> _Work required_
Restate each line word for word. Leave out every picture.

> _Dataset excerpt_
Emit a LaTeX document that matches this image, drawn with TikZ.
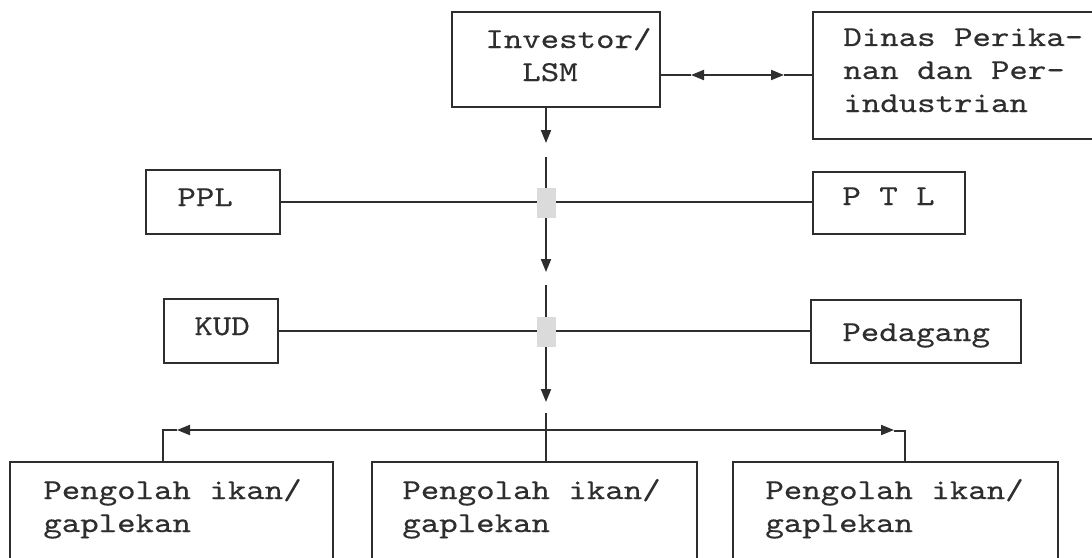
\documentclass[tikz,border=0pt]{standalone}
\usepackage{fontspec}
\newfontfamily\cour{lmmono10-regular}[Extension=.otf,FakeStretch=1.22,FakeBold=0.4]
\usetikzlibrary{arrows.meta,fit}
\definecolor{ink}{HTML}{2E2E2E}
\begin{document}
\begin{tikzpicture}[x=0.5pt,y=-0.5pt,
  box/.style={draw=ink,line width=1pt,inner sep=0pt,rectangle},
  txt/.style={inner sep=0pt,anchor=base west,align=left,text=ink,
    font=\cour\fontsize{14.4}{16.5}\selectfont},
  ln/.style={draw=ink,line width=1pt},
  tip/.style={-{Triangle[length=6.5pt,width=5pt]}},
  jump/.style={fill=gray!28,draw=none}]
\fill[white] (0,0) rectangle (1092,557);
\clip (0,0) rectangle (1092,557);
% boxes
\node[box,fit={(452,12) (660,107)}] (inv) {};
\node[box,fit={(813,12) (1110,139)}] (din) {};
\node[box,fit={(146,170) (280,234)}] (ppl) {};
\node[box,fit={(813,172) (965,234)}] (ptl) {};
\node[box,fit={(164,299) (278,363)}] (kud) {};
\node[box,fit={(811,300) (1021,363)}] (ped) {};
\node[box,fit={(10,462) (333,580)}] (pa) {};
\node[box,fit={(372,462) (697,580)}] (pb) {};
\node[box,fit={(733,462) (1058,580)}] (pc) {};
% texts (anchor = baseline of the last line)
\node[txt] (tinv) at (485,81) {Investor/\\\phantom{II}LSM};
\node[txt] (tdin) at (843,112) {Dinas Perika-\\nan dan Per-\\industrian};
\node[txt] (tppl) at (177,206) {PPL};
\node[txt] (tptl) at (842,205) {P\ T\ L};
\node[txt] (tkud) at (194,335) {KUD};
\node[txt] (tped) at (842,341) {Pedagang};
\node[txt] (tpa) at (43,532) {Pengolah ikan/\\gaplekan};
\node[txt] (tpb) at (402,532) {Pengolah ikan/\\gaplekan};
\node[txt] (tpc) at (765,532) {Pengolah ikan/\\gaplekan};
% coordinates
\coordinate (vx) at (546,0);
\coordinate (hm) at (740,75);
\coordinate (al) at (691,75);
\coordinate (ar) at (784,75);
\coordinate (a1) at (546,143);
\coordinate (b1) at (546,157);
\coordinate (a2) at (546,272);
\coordinate (b2) at (546,285);
\coordinate (a3) at (546,402);
\coordinate (b3) at (546,413);
\coordinate (j) at (546,430);
\coordinate (dl) at (177,430);
\coordinate (dlc) at (163,430);
\coordinate (dr) at (894,430);
\coordinate (drc) at (905,431);
% Investor <-> Dinas
\draw[ln,tip] (hm) -- (al);
\draw[ln] (al) -- (inv.east |- hm);
\draw[ln,tip] (hm) -- (ar);
\draw[ln] (ar) -- (din.west |- hm);
% horizontal links
\draw[ln] (ppl.east) -- (ptl.west |- ppl.east);
\draw[ln] (kud.east) -- (ped.west |- kud.east);
% vertical chain
\draw[ln,tip] (inv.south -| vx) -- (a1);
\draw[ln,tip] (b1) -- (a2);
\draw[ln,tip] (b2) -- (a3);
\draw[ln] (b3) -- (pb.north -| vx);
\fill[jump] (537,188) rectangle (556,218);
\fill[jump] (537,317) rectangle (556,347);
% distribution
\draw[ln,tip] (j) -- (dl);
\draw[ln] (dl) -- (dlc) -- (pa.north -| dlc);
\draw[ln,tip] (j) -- (dr);
\draw[ln] (dr |- drc) -- (drc) -- (pc.north -| drc);
\end{tikzpicture}
\end{document}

> _Right answer_
Emit a LaTeX document that matches this image, drawn with TikZ.
\documentclass[tikz,border=0pt]{standalone}
\usepackage{fontspec}
\newfontfamily\cour{lmmono10-regular}[Extension=.otf,FakeStretch=1.22,FakeBold=0.4]
\usetikzlibrary{arrows.meta,fit}
\definecolor{ink}{HTML}{2E2E2E}
\begin{document}
\begin{tikzpicture}[x=0.5pt,y=-0.5pt,
  box/.style={draw=ink,line width=1pt,inner sep=0pt,rectangle},
  txt/.style={inner sep=0pt,anchor=base west,align=left,text=ink,
    font=\cour\fontsize{14.4}{16.5}\selectfont},
  ln/.style={draw=ink,line width=1pt},
  tip/.style={-{Triangle[length=6.5pt,width=5pt]}},
  jump/.style={fill=gray!28,draw=none}]
\fill[white] (0,0) rectangle (1092,557);
\clip (0,0) rectangle (1092,557);
% boxes
\node[box,fit={(452,12) (660,107)}] (inv) {};
\node[box,fit={(813,12) (1110,139)}] (din) {};
\node[box,fit={(146,170) (280,234)}] (ppl) {};
\node[box,fit={(813,172) (965,234)}] (ptl) {};
\node[box,fit={(164,299) (278,363)}] (kud) {};
\node[box,fit={(811,300) (1021,363)}] (ped) {};
\node[box,fit={(10,462) (333,580)}] (pa) {};
\node[box,fit={(372,462) (697,580)}] (pb) {};
\node[box,fit={(733,462) (1058,580)}] (pc) {};
% texts (anchor = baseline of the last line)
\node[txt] (tinv) at (485,81) {Investor/\\\phantom{II}LSM};
\node[txt] (tdin) at (843,112) {Dinas Perika-\\nan dan Per-\\industrian};
\node[txt] (tppl) at (177,206) {PPL};
\node[txt] (tptl) at (842,205) {P\ T\ L};
\node[txt] (tkud) at (194,335) {KUD};
\node[txt] (tped) at (842,341) {Pedagang};
\node[txt] (tpa) at (43,532) {Pengolah ikan/\\gaplekan};
\node[txt] (tpb) at (402,532) {Pengolah ikan/\\gaplekan};
\node[txt] (tpc) at (765,532) {Pengolah ikan/\\gaplekan};
% coordinates
\coordinate (vx) at (546,0);
\coordinate (hm) at (740,75);
\coordinate (al) at (691,75);
\coordinate (ar) at (784,75);
\coordinate (a1) at (546,143);
\coordinate (b1) at (546,157);
\coordinate (a2) at (546,272);
\coordinate (b2) at (546,285);
\coordinate (a3) at (546,402);
\coordinate (b3) at (546,413);
\coordinate (j) at (546,430);
\coordinate (dl) at (177,430);
\coordinate (dlc) at (163,430);
\coordinate (dr) at (894,430);
\coordinate (drc) at (905,431);
% Investor <-> Dinas
\draw[ln,tip] (hm) -- (al);
\draw[ln] (al) -- (inv.east |- hm);
\draw[ln,tip] (hm) -- (ar);
\draw[ln] (ar) -- (din.west |- hm);
% horizontal links
\draw[ln] (ppl.east) -- (ptl.west |- ppl.east);
\draw[ln] (kud.east) -- (ped.west |- kud.east);
% vertical chain
\draw[ln,tip] (inv.south -| vx) -- (a1);
\draw[ln,tip] (b1) -- (a2);
\draw[ln,tip] (b2) -- (a3);
\draw[ln] (b3) -- (pb.north -| vx);
\fill[jump] (537,188) rectangle (556,218);
\fill[jump] (537,317) rectangle (556,347);
% distribution
\draw[ln,tip] (j) -- (dl);
\draw[ln] (dl) -- (dlc) -- (pa.north -| dlc);
\draw[ln,tip] (j) -- (dr);
\draw[ln] (dr |- drc) -- (drc) -- (pc.north -| drc);
\end{tikzpicture}
\end{document}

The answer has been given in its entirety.